13. The display apparatus according to claim 1, wherein the scanning lines are divided into one or more blocks,

wherein the scanning line driving circuit configures to select part or all of the scanning lines in each block at a time during a first period and successively configures to select the scanning lines one by one in each block during a second period, and

wherein in each block the data line driving circuit configures to convert a driving current output from the pixel circuit into the first voltage during the first period and configures to apply to the data line a voltage responsive to the video data and a voltage responsive to the first voltage during the second period.
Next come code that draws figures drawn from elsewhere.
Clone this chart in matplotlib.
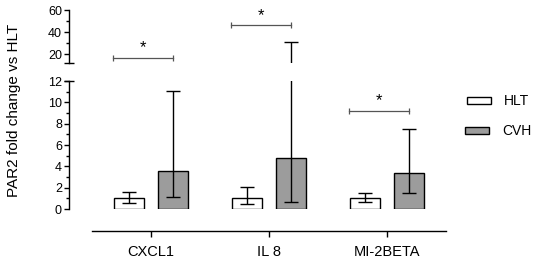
import matplotlib
matplotlib.use("Agg")
import matplotlib.pyplot as plt
from matplotlib.patches import Rectangle
import numpy as np

plt.rcParams['font.family'] = ['Liberation Sans', 'DejaVu Sans']

categories = ["CXCL1", "IL 8", "MI-2BETA"]
hlt_mean = [1.0, 1.0, 1.0]
hlt_low = [0.59, 0.5, 0.68]
hlt_high = [1.62, 2.08, 1.52]
cvh_mean = [3.52, 4.74, 3.39]
cvh_low = [1.12, 0.68, 1.52]
cvh_high = [11.05, 31.0, 7.48]
sig_y = [16.2, 46.0, 9.2]
sig_label = ["*", "*", "*"]
legend_labels = ["HLT", "CVH"]

W, H = 536, 261
DPI = 100
fig = plt.figure(figsize=(W / DPI, H / DPI), dpi=DPI)

def fr(x0, y0top, x1, y1top):
    return [x0 / W, 1 - y1top / H, (x1 - x0) / W, (y1top - y0top) / H]

ax_lo = fig.add_axes(fr(69, 81, 446, 209))
ax_hi = fig.add_axes(fr(69, 10, 446, 63))

BREAK = 12
x = np.arange(len(categories))
off = 0.185
bw = 0.252
hlt_color = "white"
cvh_color = "#9c9c9c"
lw = 1.0

series = [
    (x - off, hlt_mean, hlt_low, hlt_high, hlt_color),
    (x + off, cvh_mean, cvh_low, cvh_high, cvh_color),
]

for ax in (ax_lo, ax_hi):
    for xs, mean, low, high, col in series:
        ax.bar(xs, mean, width=bw, color=col, edgecolor="black", linewidth=lw, zorder=2)
        for i in range(len(categories)):
            if ax is ax_hi and high[i] <= BREAK:
                continue
            ax.errorbar([xs[i]], [mean[i]],
                        yerr=[[mean[i] - low[i]], [high[i] - mean[i]]],
                        fmt="none", ecolor="black", elinewidth=lw, capsize=5, capthick=lw, zorder=3)
    ax.set_xlim(-0.694, 2.5)
    ax.spines["top"].set_visible(False)
    ax.spines["right"].set_visible(False)
    ax.spines["left"].set_linewidth(lw)
    ax.tick_params(axis="y", which="major", length=3.6, width=lw, labelsize=9, pad=1.5)
    ax.tick_params(axis="y", which="minor", length=2.2, width=lw)

ax_lo.set_ylim(0, BREAK)
ax_hi.set_ylim(BREAK, 60)
ax_lo.set_yticks(np.arange(0, 13, 2))
ax_lo.set_yticks(np.arange(1, 12, 2), minor=True)
ax_hi.set_yticks([20, 40, 60])
ax_hi.set_yticks([30, 50], minor=True)

ax_hi.spines["bottom"].set_visible(False)
ax_hi.tick_params(axis="x", which="both", bottom=False, labelbottom=False)

ax_lo.spines["bottom"].set_position(("outward", 15.6))
ax_lo.spines["bottom"].set_bounds(-0.5, 2.5)
ax_lo.spines["bottom"].set_linewidth(lw)
ax_lo.set_xticks(x)
ax_lo.set_xticklabels(categories)
ax_lo.tick_params(axis="x", length=4.3, width=lw, labelsize=10.5, pad=6)

# break marks
xl = ax_lo.get_xlim()[0]
ax_lo.plot([xl], [BREAK], marker="_", markersize=7.5, mew=lw, color="black", clip_on=False, zorder=5)
ax_hi.plot([xl], [BREAK], marker="_", markersize=7.5, mew=lw, color="black", clip_on=False, zorder=5)

# significance brackets
for i in range(len(categories)):
    ax = ax_hi if sig_y[i] > BREAK else ax_lo
    x0, x1 = x[i] - 0.325, x[i] + 0.19
    ax.plot([x0, x1], [sig_y[i], sig_y[i]], color="#555555", lw=0.9,
            marker="|", markersize=4, mew=0.9, clip_on=False, zorder=4)
    ax.annotate(sig_label[i], ((x0 + x1) / 2, sig_y[i]), xytext=(0, 2),
                textcoords="offset points", ha="center", va="bottom", fontsize=12)

fig.text(14 / W, 1 - 110 / H, "PAR2 fold change vs HLT", rotation=90,
         ha="center", va="center", fontsize=11)

# legend
fig.patches.append(Rectangle((467 / W, 1 - 104 / H), 24 / W, 7 / H, transform=fig.transFigure,
                             facecolor=hlt_color, edgecolor="black", linewidth=lw))
fig.patches.append(Rectangle((465 / W, 1 - 134 / H), 24 / W, 7 / H, transform=fig.transFigure,
                             facecolor=cvh_color, edgecolor="black", linewidth=lw))
fig.text(504 / W, 1 - 100.7 / H, legend_labels[0], ha="left", va="center", fontsize=10)
fig.text(502 / W, 1 - 130.7 / H, legend_labels[1], ha="left", va="center", fontsize=10)

fig.savefig("out.png", dpi=DPI)
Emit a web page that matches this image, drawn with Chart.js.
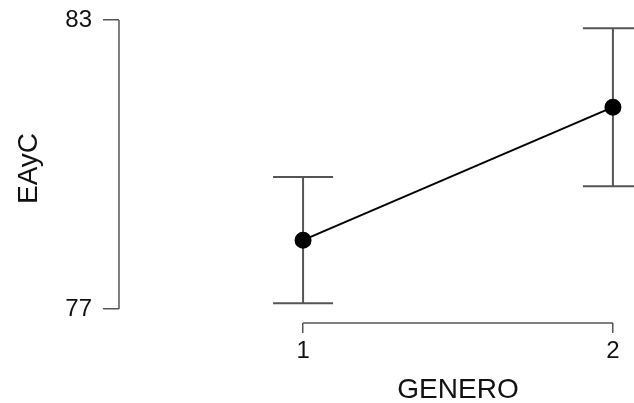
<!DOCTYPE html>
<html>
<head>
<meta charset="utf-8">
<script src="https://cdn.jsdelivr.net/npm/chart.js@4.4.1/dist/chart.umd.min.js"></script>
<style>
  html, body { margin: 0; padding: 0; background: #fff; }
  #grafico { display: block; }
</style>
</head>
<body>
<canvas id="grafico" width="634" height="403"></canvas>
<script>
// datos (medias con intervalos)
const generos = [1, 2];
const medias = [78.43, 81.19];
const limSup = [79.74, 82.83];
const limInf = [77.12, 79.55];
const ticksY = [77, 83];
const ticksX = [1, 2];
const tituloX = 'GENERO';
const tituloY = 'EAyC';

const gris = '#555';
const fuente = 'Liberation Sans, Arial, sans-serif';

// barras de error con remate horizontal
const barrasError = {
  id: 'barrasError',
  beforeDatasetsDraw(chart) {
    const ctx = chart.ctx;
    const x = chart.scales.x, y = chart.scales.y;
    ctx.save();
    ctx.strokeStyle = gris;
    ctx.lineWidth = 2;
    generos.forEach((g, i) => {
      const px = x.getPixelForValue(g);
      const y1 = y.getPixelForValue(limSup[i]);
      const y2 = y.getPixelForValue(limInf[i]);
      ctx.beginPath();
      ctx.moveTo(px, y1); ctx.lineTo(px, y2);
      ctx.moveTo(px - 30, y1); ctx.lineTo(px + 30, y1);
      ctx.moveTo(px - 30, y2); ctx.lineTo(px + 30, y2);
      ctx.stroke();
    });
    ctx.restore();
  }
};

// ejes estilo R: solo entre el primer y ultimo tick, titulos centrados en el eje
const ejesR = {
  id: 'ejesR',
  afterDraw(chart) {
    const ctx = chart.ctx;
    const x = chart.scales.x, y = chart.scales.y;
    const area = chart.chartArea;
    const x1 = x.getPixelForValue(ticksX[0]), x2 = x.getPixelForValue(ticksX[ticksX.length - 1]);
    const y1 = y.getPixelForValue(ticksY[0]), y2 = y.getPixelForValue(ticksY[ticksY.length - 1]);
    ctx.save();
    ctx.strokeStyle = gris;
    ctx.lineWidth = 1.5;
    ctx.beginPath();
    ctx.moveTo(area.left, y1);
    ctx.lineTo(area.left, y2);
    ctx.moveTo(x1, area.bottom);
    ctx.lineTo(x2, area.bottom);
    ctx.stroke();

    ctx.fillStyle = '#111';
    ctx.font = '28px ' + fuente;
    ctx.textAlign = 'center';
    ctx.textBaseline = 'alphabetic';
    ctx.fillText(tituloX, (x1 + x2) / 2, 398);

    ctx.translate(37, (y1 + y2) / 2 + 4);
    ctx.rotate(-Math.PI / 2);
    ctx.fillText(tituloY, 0, 0);
    ctx.restore();
  }
};

new Chart(document.getElementById('grafico'), {
  type: 'line',
  data: {
    datasets: [{
      data: generos.map((g, i) => ({ x: g, y: medias[i] })),
      borderColor: '#000',
      borderWidth: 2,
      pointBackgroundColor: '#000',
      pointBorderColor: '#000',
      pointRadius: 7.5,
      tension: 0
    }]
  },
  options: {
    responsive: false,
    animation: false,
    layout: { padding: 0, autoPadding: false },
    plugins: { legend: { display: false }, tooltip: { enabled: false } },
    scales: {
      x: {
        type: 'linear',
        min: 0.406,
        max: 2.068,
        afterBuildTicks: s => { s.ticks = ticksX.map(v => ({ value: v })); },
        afterFit: s => { s.height = 80; s.paddingLeft = 0; s.paddingRight = 0; },
        border: { display: false },
        grid: { drawOnChartArea: false, drawTicks: true, tickLength: 10, color: gris, lineWidth: 1.5 },
        ticks: { color: '#111', font: { family: fuente, size: 24 }, padding: 4, maxRotation: 0 }
      },
      y: {
        min: 76.71,
        max: 83.415,
        afterBuildTicks: s => { s.ticks = ticksY.map(v => ({ value: v })); },
        afterFit: s => { s.width = 119; s.paddingTop = 0; s.paddingBottom = 0; },
        border: { display: false },
        grid: { drawOnChartArea: false, drawTicks: true, tickLength: 16, color: gris, lineWidth: 1.5 },
        ticks: { color: '#111', font: { family: fuente, size: 24 }, padding: 11 }
      }
    }
  },
  plugins: [barrasError, ejesR]
});
</script>
</body>
</html>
14. The display apparatus according to claim 1, wherein the driving transistor comprises a thin-film transistor manufactured of a semiconductor layer of oxide semiconductor.

15. The display apparatus according to claim 14, wherein the oxide semiconductor comprises indium gallium zinc oxide.

16. The display apparatus according to claim 15, wherein the indium gallium zinc oxide comprises crystalline.

17. A driving method of an active matrix display apparatus including a display unit including a plurality of scanning lines, a plurality of data lines, and a plurality of pixel circuits respectively disposed at intersections of the scanning lines and the data lines, comprising:

with the pixel circuit including an electro-optical element, and a driving transistor connected in series with the electro-optical element,

a step of applying a voltage responsive to a detection voltage between a control terminal and a first conducting terminal of the driving transistor by driving the scanning line and the data line,

a step of converting a driving current having passed through the driving transistor and being output from the pixel circuit into a first voltage, and

a step of applying a second voltage, responsive to video data and a threshold voltage of the driving transistor, between the control terminal and the first conducting terminal of the driving transistor by driving the scanning line and the data line,

wherein the driving transistor comprises of an n-channel type.

18. The display apparatus according to claim 1, further comprising an external circuit out of the pixel circuit,

wherein the external circuit comprises at least a p-channel type transistor.

19. The display apparatus according to claim 18, wherein the n-type transistor and the p-type transistor are made by different processes.

20. The display apparatus according to claim 18, wherein the p-type transistor configures to work as a current detecting transistor, and

wherein the current detecting transistor configures to convert the driving current into the first voltage.